Object detection neural networks often rely on a metric known as intersection over union (IOU) which tells how much of the prediction overlaps the ground truth data. Although this worked most of the time as an adjunct metric to tell us how well our model was generally performing, we had to develop other metrics to truly understand if our predictions were good. In the case of a key and value that were separated by a large amount of white space in a document, an IOU metric might report 95% performance, but might still miss capturing the key or value within the bounding box. This also occurred on pairs where either the key or value was very short and occupied only a small area of the bounding box. 
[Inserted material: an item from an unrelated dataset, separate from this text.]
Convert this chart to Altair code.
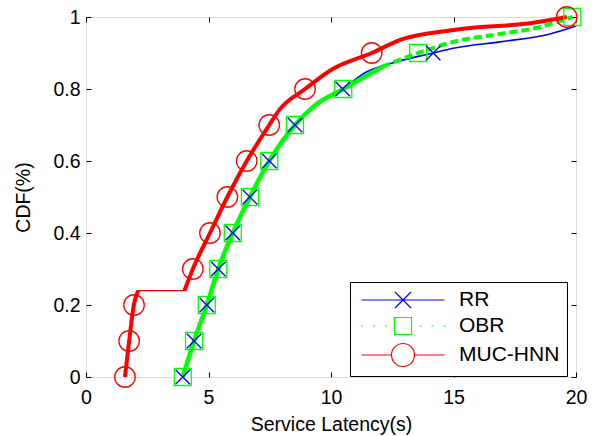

Therefore, to more accurately measure performance, we blended our detection results with a proven OCR application. Our proprietary metric and method of handling our network’s loss function showed improvements in our ability to intuitively and quickly assess performance as our customers would experience it. In short — we were able to directly show if we were able to capture the information, rather than just the general locality. Additionally, by focusing on the information content rather than simple IOU, we could quickly disambiguate models and select only those with the best performance based on our objective.

The Result

By the end of our research and development efforts, we had identified a performant model that met our requirements for speed and showed a significant level of performance across our testing set. Furthermore, our model design resulted in several highly desirable traits:

  1. Because the model operates at a visual level first, it is naturally agnostic to the OCR engine that powers the actual data extraction. As long as there are coordinates for the text recognized by the OCR engine it can be used with our Semantik Recognition Engine.
  2. As was demonstrated in further testing, the model appears to be largely language agnostic. Although we only trained with English-language documents, we found equivalent or nearly-equivalent performance of our model when applied to Spanish, French, German, Danish and Italian. The one caveat with this language agnosticism is that performance is far greater in languages that utilize the Latin alphabet than with logographic or abjad languages. In addition to novel organizational concepts, such as right-left orthography present in these languages, obtaining good OCR results in logographic and abjad languages requires a custom engine.
  3. To push the limits of our testing, we applied the model that was trained only on invoices to other document types including credit applications, explanations of benefit, insurance claims and certain tax forms. Incredibly, the model performed at very high levels, extracting entity information at levels approaching our pure invoice results. This indicated that our initial experimental design was a success. The model was capable of learning visual structures most commonly associated with entity pairs and was not limited by the language used or general appearance of training data.

What’s Next

As we continue to develop and mature our AI model, our efforts will be focused on several optimizations. First, although we met our basic speed requirements, our goal for lightweight and rapid processing is to more than double our speed to greater than 200 images per minute. Second, although our final model performance showed tremendous results of higher than 95% in many of our AP-related fields, initial follow-up shows that we may improve these results even further by targeted optimizations of the model architecture and system. Finally, we are looking at methods to rapidly expand our training set in terms of both size and scope. By varying the document type beyond invoices and including more training data, we expect the voracious appetite of our neural network solution to continue to deliver state-of-the-art results.

We expect this breakthrough technology to take intelligent document processing to the next level by giving customers a competitive advantage with processing power and speed.